If you copy or move the whole folder, ESXi will make the vmdk thick at the destination!
Was this in fact implemented in ESXi 5.0?
No it wasn't and I believe they've made the problem even worse with vSphere 5 as VMFS 5 only supports 1MB block sizes (unless you upgrade to VMFS from VMFS3, then it keeps the block sizes, but you don't get all the benefits of VMFS5) so you cannot even move a thin provisioned VM to another datastore to free up the space. They have implemented "UNMAP" which free's up disk on thin provisioned LUN's on the SAN array end, but not within the actual VMDK.
Bit silly really, thought it would have been a good feature to promote!
So in vSphere 5 is there any way at all of thinning out VMDKs?
If they've removed it completely, that's a total nightmare.
I guess it will be back to the "create a new VM and use converter to re-convert it into the new VM" method?
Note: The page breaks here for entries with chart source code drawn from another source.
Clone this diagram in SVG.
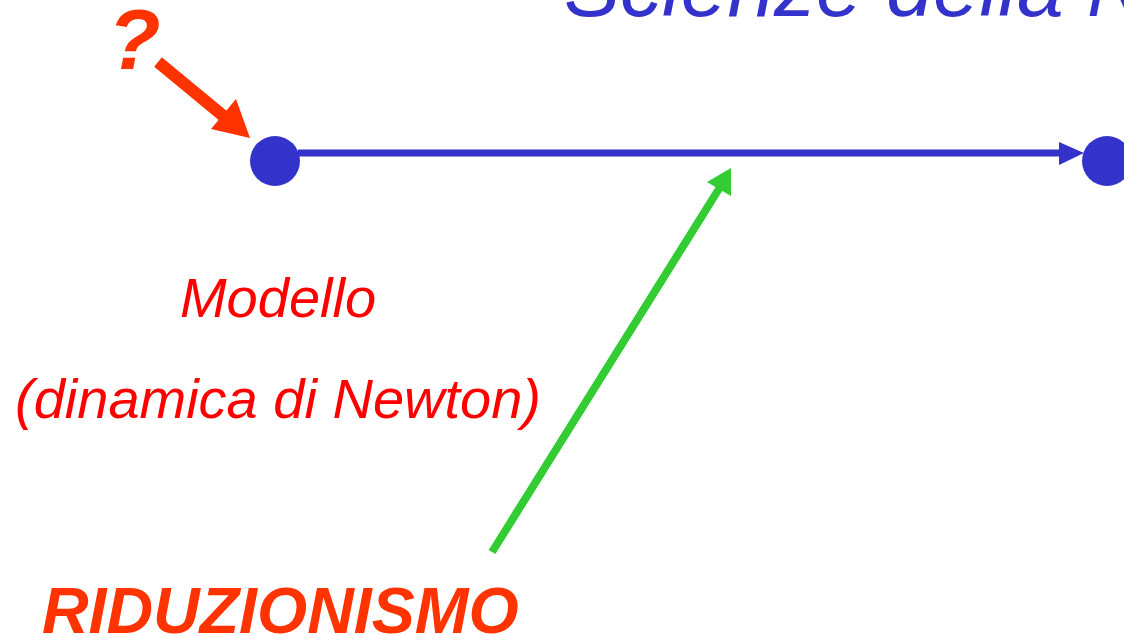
<svg xmlns="http://www.w3.org/2000/svg" width="1124" height="635" viewBox="0 0 1124 635">
<style>
.t{font-family:"Liberation Sans",Arial,sans-serif;font-style:italic}
.blue{fill:#3333CC}
.red{fill:#FF0000}
.orange{fill:#FF3300}
.green{fill:#33CC33}
</style>
<rect width="1124" height="635" fill="#FFFFFF"/>
<g id="title">
<text class="t blue" x="564" y="16" font-size="84">Scienze della Natura</text>
</g>
<g id="node-left">
<circle class="blue" cx="275" cy="161" r="25"/>
</g>
<g id="node-right">
<circle class="blue" cx="1107" cy="161" r="25"/>
</g>
<g id="label-modello">
<text class="t red" x="278" y="317" font-size="56" text-anchor="middle">Modello</text>
<text class="t red" x="278" y="418" font-size="56" text-anchor="middle">(dinamica di Newton)</text>
</g>
<g id="label-question">
<text class="t orange" x="108" y="69" font-size="86" font-weight="bold">?</text>
</g>
<g id="label-riduzionismo">
<text class="t orange" x="42" y="633" font-size="64.5" font-weight="bold">RIDUZIONISMO</text>
</g>
<g id="connectors">
<line x1="298" y1="153" x2="1062" y2="153" stroke="#3333CC" stroke-width="7"/>
<polygon class="blue" points="1059,142 1084,153 1059,165"/>
<line x1="158" y1="62" x2="227" y2="119" stroke="#FF3300" stroke-width="12"/>
<polygon class="orange" points="211,129 236,99 250,138"/>
<line x1="492" y1="552" x2="722" y2="184" stroke="#33CC33" stroke-width="8"/>
<polygon class="green" points="707,182 731,168 731,196"/>
</g>
</svg>
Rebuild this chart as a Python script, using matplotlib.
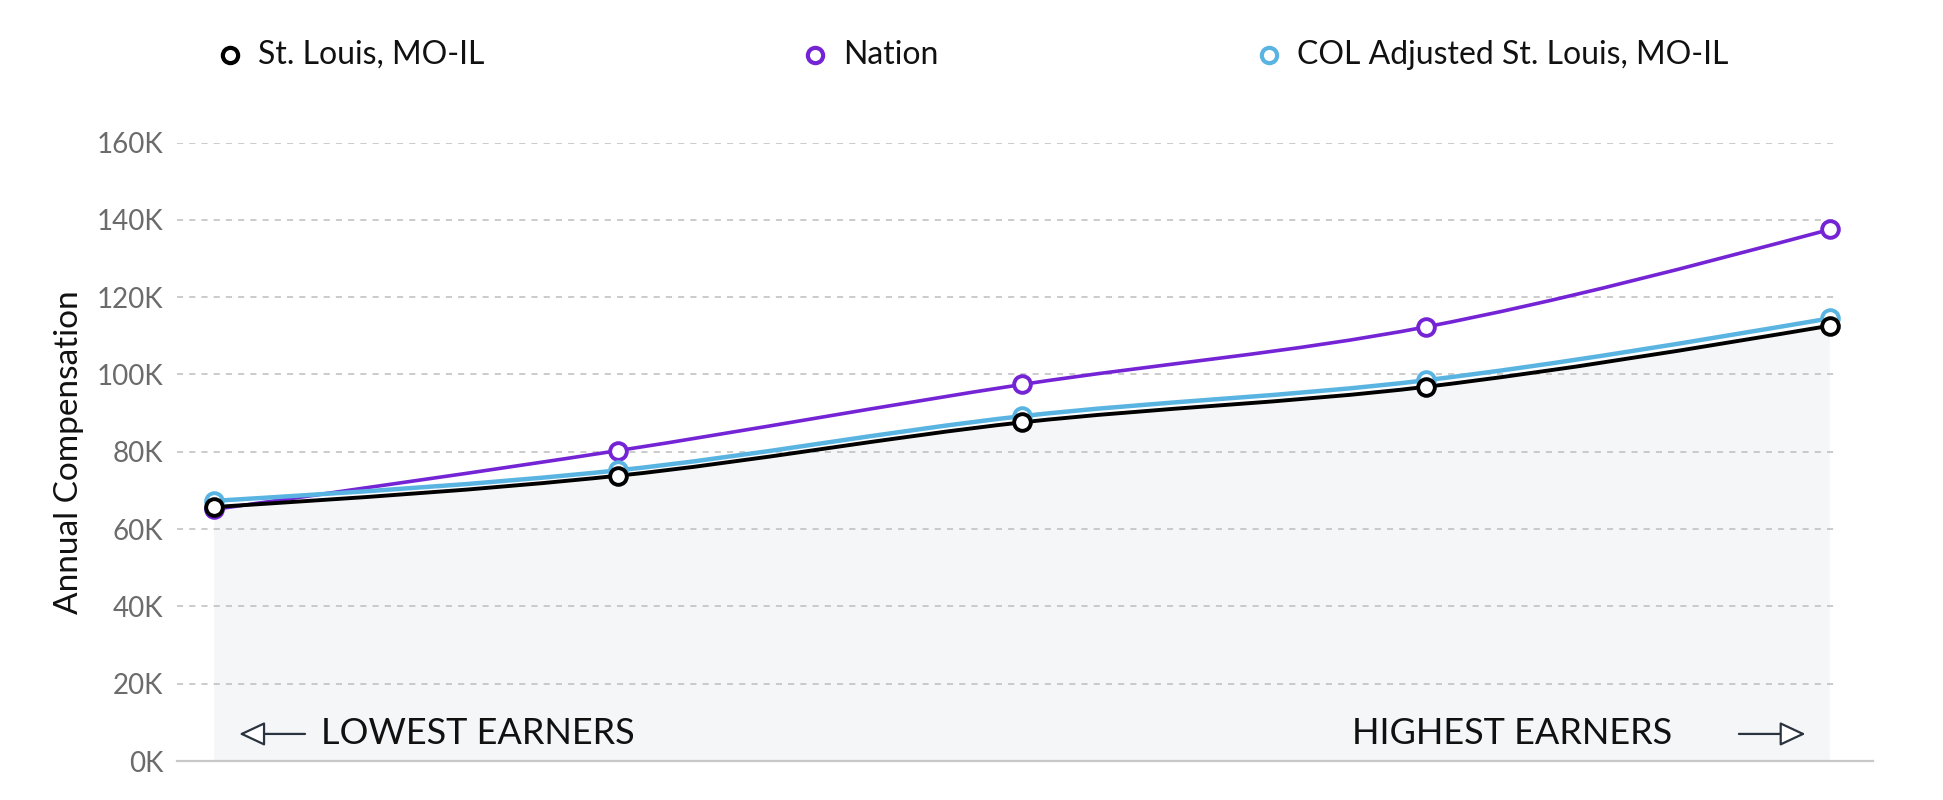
import matplotlib
matplotlib.use("Agg")
import matplotlib.pyplot as plt
import numpy as np
from matplotlib.path import Path
from matplotlib.patches import PathPatch

plt.rcParams['font.family'] = ['Lato', 'DejaVu Sans']

# ---- data ----
percentiles = ["10th", "25th", "50th", "75th", "90th"]
st_louis = [65.7, 73.8, 87.6, 96.8, 112.6]      # thousands
nation = [65.1, 80.3, 97.4, 112.3, 137.5]
col_adjusted = [67.3, 75.2, 89.2, 98.5, 114.5]
series_names = ["St. Louis, MO-IL", "Nation", "COL Adjusted St. Louis, MO-IL"]
yticks = [0, 20, 40, 60, 80, 100, 120, 140, 160]
ytick_labels = [f"{v}K" for v in yticks]

colors = ["#000000", "#7424d4", "#5ab4e2"]


def monotone_segments(x, y):
    x = np.asarray(x, float)
    y = np.asarray(y, float)
    n = len(x)
    h = np.diff(x)
    s = np.diff(y) / h
    m = np.zeros(n)
    for i in range(1, n - 1):
        h0, h1 = h[i - 1], h[i]
        s0, s1 = s[i - 1], s[i]
        p = (s0 * h1 + s1 * h0) / (h0 + h1)
        m[i] = (np.sign(s0) + np.sign(s1)) * min(abs(s0), abs(s1), 0.5 * abs(p))
    m[0] = (3 * s[0] - m[1]) / 2
    m[-1] = (3 * s[-1] - m[-2]) / 2
    verts = [(x[0], y[0])]
    codes = [Path.MOVETO]
    for i in range(n - 1):
        d = h[i] / 3
        verts += [(x[i] + d, y[i] + m[i] * d), (x[i + 1] - d, y[i + 1] - m[i + 1] * d), (x[i + 1], y[i + 1])]
        codes += [Path.CURVE4] * 3
    return verts, codes


fig = plt.figure(figsize=(19.43, 8), dpi=100)
ax = fig.add_axes([177 / 1943, 39 / 800, (1873 - 177) / 1943, (761 - 142.5) / 800])

xs = np.arange(len(percentiles))
ax.set_xlim(-0.092, 4.107)
ax.set_ylim(0, 160)

# fill under St. Louis curve
v, c = monotone_segments(xs, st_louis)
fv = v + [(xs[-1], 0), (xs[0], 0), (xs[0], st_louis[0])]
fc = c + [Path.LINETO, Path.LINETO, Path.CLOSEPOLY]
ax.add_patch(PathPatch(Path(fv, fc), facecolor="#f5f6f7", edgecolor="none", zorder=0))

# gridlines
for t in yticks[1:]:
    ax.hlines(t, -0.092, 4.01, colors="#bdbdbd", linestyles=(0, (4, 4)), linewidth=1.1, zorder=1)

order = [(nation, colors[1], 2.6), (col_adjusted, colors[2], 3.2), (st_louis, colors[0], 2.8)]
for vals, col, lw in order:
    v, c = monotone_segments(xs, vals)
    ax.add_patch(PathPatch(Path(v, c), facecolor="none", edgecolor=col, linewidth=lw, zorder=3,
                           capstyle="round", joinstyle="round"))
    ax.plot(xs, vals, linestyle="none", marker="o", markersize=12, markerfacecolor="white",
            markeredgecolor=col, markeredgewidth=2.8, zorder=4)

for s in ["top", "right", "left"]:
    ax.spines[s].set_visible(False)
ax.spines["bottom"].set_color("#c8c8c8")
ax.spines["bottom"].set_linewidth(1.6)
ax.set_xticks([])
ax.set_yticks(yticks)
ax.set_yticklabels(ytick_labels, color="#6b6b6b", fontsize=20)
ax.tick_params(axis="y", length=0, pad=10)
ax.set_ylabel("Annual Compensation", fontsize=24, color="#111111", labelpad=9)

# earners annotations
arrow_style = "-|>,head_length=1.6,head_width=0.75"
ax.annotate("", xy=(0.062, 7), xytext=(0.225, 7),
            arrowprops=dict(arrowstyle=arrow_style, fc="white", ec="#2a3440", lw=1.6, shrinkA=0, shrinkB=0))
ax.text(0.265, 7, "LOWEST EARNERS", fontsize=26, va="center", ha="left", color="#111111")
ax.annotate("", xy=(3.94, 7), xytext=(3.775, 7),
            arrowprops=dict(arrowstyle=arrow_style, fc="white", ec="#2a3440", lw=1.6, shrinkA=0, shrinkB=0))
ax.text(3.61, 7, "HIGHEST EARNERS", fontsize=26, va="center", ha="right", color="#111111")

# legend
leg_x_marker = [230, 815, 1269]
for name, col, xm in zip(series_names, colors, leg_x_marker):
    fig.lines.append(plt.Line2D([xm / 1943], [1 - 55 / 800], transform=fig.transFigure, marker="o",
                                markersize=11, markerfacecolor="white", markeredgecolor=col,
                                markeredgewidth=3.0, linestyle="none"))
    fig.text((xm + 28) / 1943, 1 - 55 / 800, name, fontsize=23, va="center", ha="left", color="#111111")

fig.savefig("out.png", dpi=100, facecolor="white")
A royal PITA if you ask me.
We'll just have to be careful and make sure people don't fill up our thin VMDK's :smileygrin:
Yuck. That takes ages, involves a lot of work and requires the VM to be taken out of service. Not good enough.
Agreed jfield!
Like most people using ESXi 5.0, we're using a Datastore Cluster comprised of VMFS5 volumes (which, as Ollie pointed out, are all 1MB block size).
This morning I tested the following:
All that being said, it only confirms that you can still achieve space reclamation with the process originally provided here, but w ESXi 5.0; given that you have some temp space and a lot of patience. In some instances, for VMs that you can bring down, converter would probably be faster... but the steps listed above would facilitate space reclamation for VMs which downtime isn't an option.
On a final note: The "UNMAP" feature they implemented for thin provisioned LUNs on the SAN side has been known to cause issues, and as such should be used with extreme caution (though both VMware and EMC recommend disabling it until a fix is found).
Here's to hoping VMware gets this sorted out!
-dew
Many thanks for producing a solution. We'll make sure we keep a VMFS3 datastore with a non-1MB block size.
Cheers!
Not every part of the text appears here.